Fourth Sunday of Advent
“And blessed is she who believed that there would be a fulfillment of what was spoken to her by the Lord.” (Luke 1:45)
Waiting. Mary and Elizabeth, two women waiting for the children that had been promised to them. Waiting to count their fingers and their toes. Waiting to endure the pain and risk of bringing them into the world. Waiting to hold them close and nuzzle their soft hair.
These days, I cannot think of mothers waiting during Advent without thinking of the mothers who wait with empty arms for children who may never return; those whose children were stolen as they arrived at this border seeking refuge; those whose ties this nation severed in intentional acts of cruelty. My nation the stand-in for Rome, for Herod, for cruel policies that seek to control the already terrorized with more terror, the already colonized with more control, the already grieving with more reasons to weep.
I’ve seen these children, the ones we took, the ones that might never be returned. I’ve looked in their eyes from both sides of this wall: peering through the chainlink fences that held them hostage at Tornillo. We tried to get them messages that we were fighting for them, that they were not alone - “No están solos” - but it wasn’t enough. It could not put them back in their mother’s arms.
What is it to wait for a child to arrive, for a child to return, when you do not know if the day will ever come?
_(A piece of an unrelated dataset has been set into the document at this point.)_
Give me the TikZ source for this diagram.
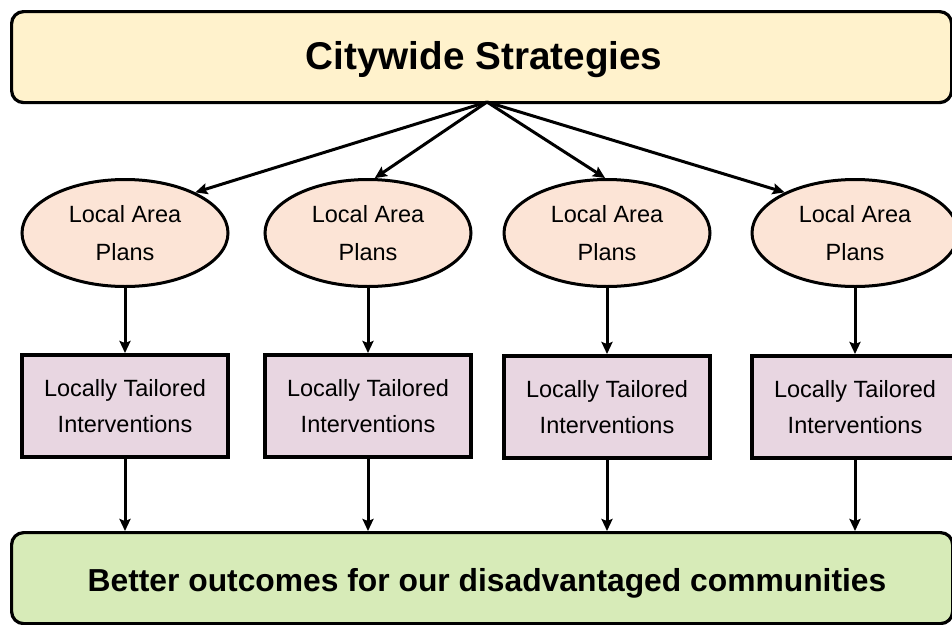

We pray, may this separation be a brief and not a lasting one. May these mothers, these women who wait, feel the relief that Mary felt when she found Jesus in the Temple. May we remain unsettled along with all who have had their children taken, by cruel policies, by police brutality, by the prison industrial complex. As we sit with Mary and Elizabeth, may we ponder what it feels like to wait for empty arms to be filled once again. May we act to end this separation.